Consider this order of events:
An MP fails to declare his financial interests and, when asked about them, denies strongly and publicly accusations of any impropriety.
Despite fears that this MP could have been swayed by these financial interests, the MP says he has done nothing wrong and everything is above board.
Questions circulate as to the role of a related trust.
Some weeks later journalists reveal that the MP did not tell the public the full story, and that his financial interests were not what he first disclosed. There are accusations of lying and the MP accused claims to be the victim of a smear campaign.
When the above story-line was applied to Winston Peters, National damned the MP, even going so far as to rule out a coalition partnership with New Zealand First. National leader John Key said he could no longer have confidence in Peters’ word.
"In politics you have to do what’s right," Mr Key said in August.
Labour, in contrast, has insisted that in the interests of fair play and natural justice, Peters should not be condemned too quickly. Its MPs on the privileges committee voted against censuring him.
But now that the same story-line can be applied to John Key, following Fran Mold’s questions on TVNZ yesterday, the reactions have been very different. National doesn’t damn the MP, it wants us to elect him prime minister. Labour doesn’t insist the MP have time to explain himself. Michael Cullen immediately calls him a liar.

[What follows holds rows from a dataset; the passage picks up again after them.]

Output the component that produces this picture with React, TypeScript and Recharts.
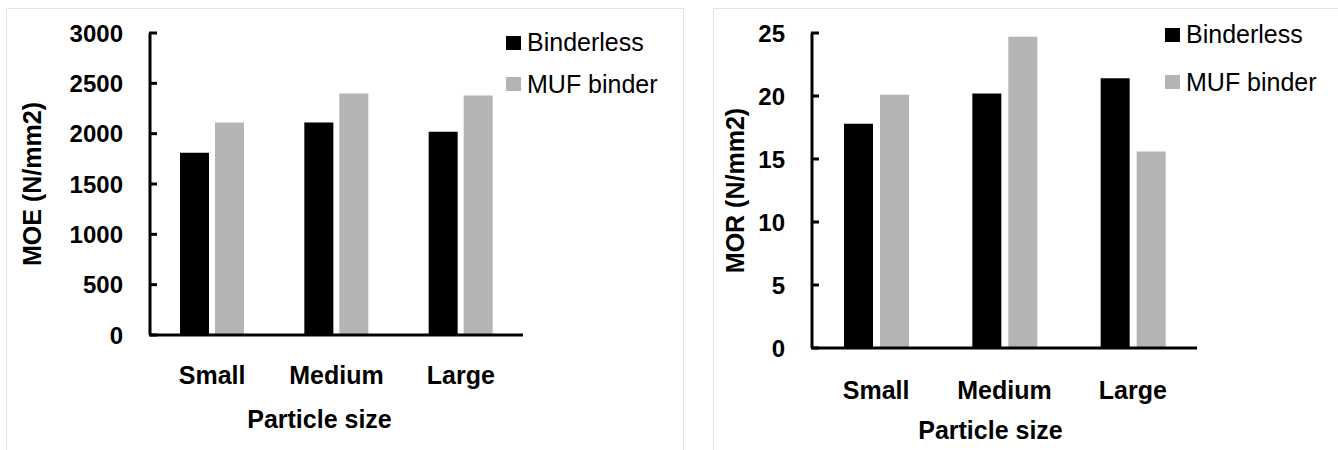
import { Bar, BarChart, Label, Legend, XAxis, YAxis } from 'recharts'

const categories = ['Small', 'Medium', 'Large']
const moeBinderless = [1810, 2110, 2020]
const moeMuf = [2110, 2400, 2380]
const moeTicks = [0, 500, 1000, 1500, 2000, 2500, 3000]
const morBinderless = [17.8, 20.2, 21.4]
const morMuf = [20.1, 24.7, 15.6]
const morTicks = [0, 5, 10, 15, 20, 25]

const FONT = "'Liberation Sans', Arial, sans-serif"
const BLACK = '#000000'
const GREY = '#b4b4b4'
const LABEL_GAP = 27

const moeData = categories.map((name, i) => ({ name, binderless: moeBinderless[i], muf: moeMuf[i] }))
const morData = categories.map((name, i) => ({ name, binderless: morBinderless[i], muf: morMuf[i] }))

// y tick: label left of the axis, short tick mark pointing into the plot
const YTick = (props: any) => {
  const { x, y, payload } = props
  const ax = Number(x) + LABEL_GAP
  return (
    <g>
      <line x1={ax - 1} x2={ax + 7} y1={y} y2={y} stroke={BLACK} strokeWidth={3} />
      <text
        x={x}
        y={y}
        textAnchor="end"
        dominantBaseline="central"
        fontFamily={FONT}
        fontWeight="bold"
        fontSize={24}
        fill={BLACK}
      >
        {payload.value}
      </text>
    </g>
  )
}

const yTitle = (text: string, offset: number) => (props: any) => {
  const vb = props.viewBox
  const x = vb.x + vb.width - offset
  const y = vb.y + vb.height / 2
  return (
    <text
      x={x}
      y={y}
      transform={`rotate(-90 ${x} ${y})`}
      textAnchor="middle"
      dominantBaseline="central"
      fontFamily={FONT}
      fontWeight="bold"
      fontSize={25}
      fill={BLACK}
    >
      {text}
    </text>
  )
}

const xTitle = (text: string, dx: number, dy: number) => (props: any) => {
  const vb = props.viewBox
  return (
    <text
      x={vb.x + vb.width / 2 + dx}
      y={vb.y + dy}
      textAnchor="middle"
      dominantBaseline="central"
      fontFamily={FONT}
      fontWeight="bold"
      fontSize={25}
      fill={BLACK}
    >
      {text}
    </text>
  )
}

const legendContent = (rowHeight: number) => (props: any) => (
  <div style={{ fontFamily: FONT, fontSize: 25, color: BLACK }}>
    {props.payload.map((p: any) => (
      <div key={p.value} style={{ display: 'flex', alignItems: 'center', height: rowHeight }}>
        <span style={{ width: 15, height: 14, background: p.color, marginRight: 6 }} />
        <span>{p.value}</span>
      </div>
    ))}
  </div>
)

const tickX = { fontFamily: FONT, fontSize: 25, fontWeight: 'bold', fill: BLACK }

export default function App() {
  return (
    <div style={{ position: 'absolute', left: 0, top: 0, width: 1338, height: 450, background: '#fff', overflow: 'hidden' }}>
      <div style={{ position: 'absolute', left: 6, top: 8, width: 676, height: 460, border: '1.5px solid #e3e3e3' }} />
      <div style={{ position: 'absolute', left: 713, top: 8, width: 640, height: 460, border: '1.5px solid #e3e3e3' }} />

      <div style={{ position: 'absolute', left: 0, top: 0 }}>
        <BarChart
          width={690}
          height={450}
          data={moeData}
          margin={{ top: 33, right: 167, left: 50, bottom: 55 }}
          barSize={29}
          barGap={6}
        >
          <XAxis
            dataKey="name"
            tick={tickX}
            tickLine={false}
            tickSize={0}
            tickMargin={31}
            height={60}
            axisLine={{ stroke: BLACK, strokeWidth: 3 }}
          >
            <Label content={xTitle('Particle size', -17, 84)} />
          </XAxis>
          <YAxis
            width={100}
            domain={[0, 3000]}
            ticks={moeTicks}
            interval={0}
            tick={<YTick />}
            tickLine={false}
            tickSize={0}
            tickMargin={LABEL_GAP}
            axisLine={{ stroke: BLACK, strokeWidth: 3 }}
          >
            <Label content={yTitle('MOE (N/mm2)', 118)} />
          </YAxis>
          <Legend
            layout="vertical"
            align="center"
            verticalAlign="middle"
            wrapperStyle={{ left: 506, top: 22, width: 170 }}
            content={legendContent(41.5)}
          />
          <Bar dataKey="binderless" name="Binderless" fill={BLACK} isAnimationActive={false} />
          <Bar dataKey="muf" name="MUF binder" fill={GREY} isAnimationActive={false} />
        </BarChart>
      </div>

      <div style={{ position: 'absolute', left: 0, top: 0 }}>
        <BarChart
          width={1338}
          height={450}
          data={morData}
          margin={{ top: 33, right: 141, left: 712, bottom: 42 }}
          barSize={29}
          barGap={7}
        >
          <XAxis
            dataKey="name"
            tick={tickX}
            tickLine={false}
            tickSize={0}
            tickMargin={33}
            height={60}
            axisLine={{ stroke: BLACK, strokeWidth: 3 }}
          >
            <Label content={xTitle('Particle size', -14, 82)} />
          </XAxis>
          <YAxis
            width={100}
            domain={[0, 25]}
            ticks={morTicks}
            interval={0}
            tick={<YTick />}
            tickLine={false}
            tickSize={0}
            tickMargin={LABEL_GAP}
            axisLine={{ stroke: BLACK, strokeWidth: 3 }}
          >
            <Label content={yTitle('MOR (N/mm2)', 77)} />
          </YAxis>
          <Legend
            layout="vertical"
            align="center"
            verticalAlign="middle"
            wrapperStyle={{ left: 1165, top: 11, width: 170 }}
            content={legendContent(47.5)}
          />
          <Bar dataKey="binderless" name="Binderless" fill={BLACK} isAnimationActive={false} />
          <Bar dataKey="muf" name="MUF binder" fill={GREY} isAnimationActive={false} />
        </BarChart>
      </div>
    </div>
  )
}
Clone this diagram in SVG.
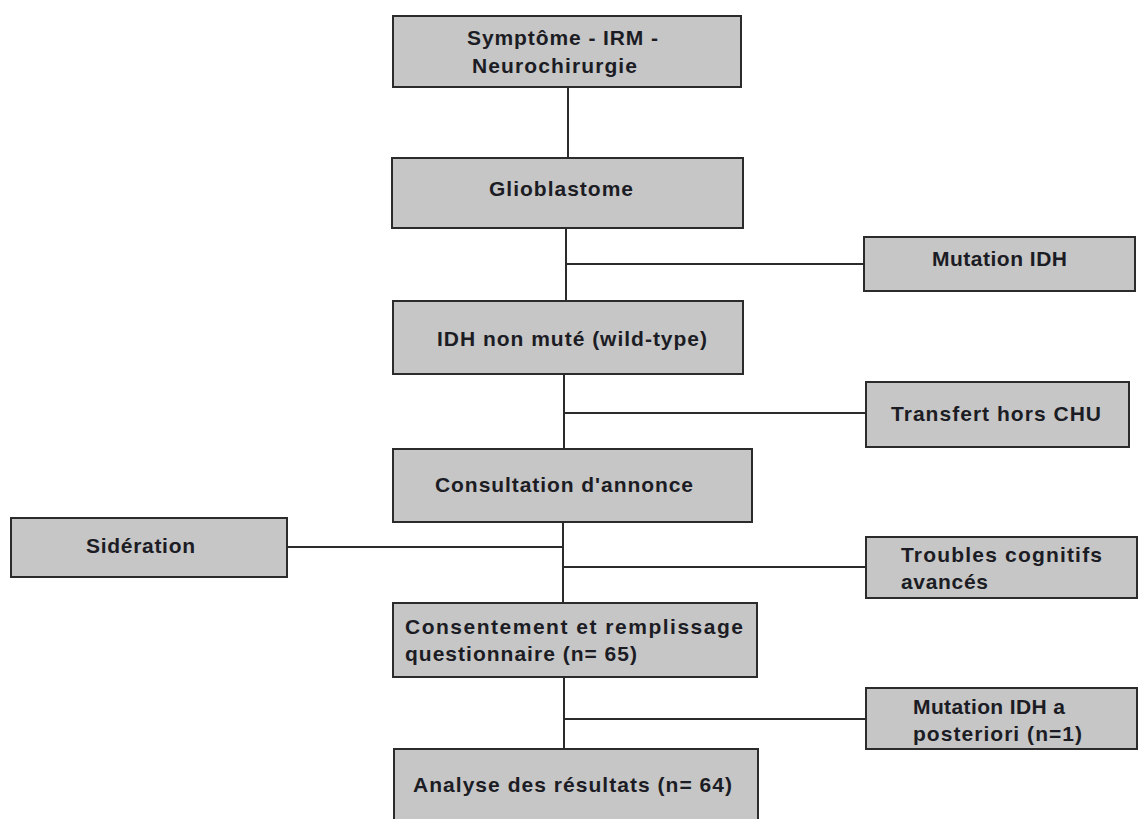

It’s hard to find a straight line of principle through this for anyone. But this revelation leaves National in all kinds of trouble given its vehement criticism of Peters. The stories are just too similar. The timeline shows that Key's family trust was trading in Tranz Rail shares - and profiting handsomely - at the same time as he was National’s associate transport spokesman and was meeting with Rail America, which at the time was bidding to buy Tranz Rail. They publicly announced their bid on May 14 2003, the day before Key's trust bought the extra 50,000 shares. (On this link, look at the PDFs of the buy/sell contracts).
As recently as July, Key said, “Can I assure her [Helen Clark] that neither I, nor my family trust, was an owner of shares in Tranz Rail at that time”. It turns out that until the middle of June 2003, he was.
Today he has said he didn’t learn about his family trust’s ownership of those shares until after July. He wasn’t lying, he just hadn’t been told. Again, it sounds remarkably similar to Peters’ line of defence. And as with Peters it’s fair to argue that the ‘no-one told me’ defence is simply not good enough. How do we know that Key wasn't advising his broker on what and when to sell and buy?
One difference in Key’s advantage is that this all happened in 2003, before the Register of Pecuniary Interests was introduced in 2005. So Key has not broken the rules of the House, as Peters did. Whether he’s broken his public reputation as a trustworthy bloke is another question altogether.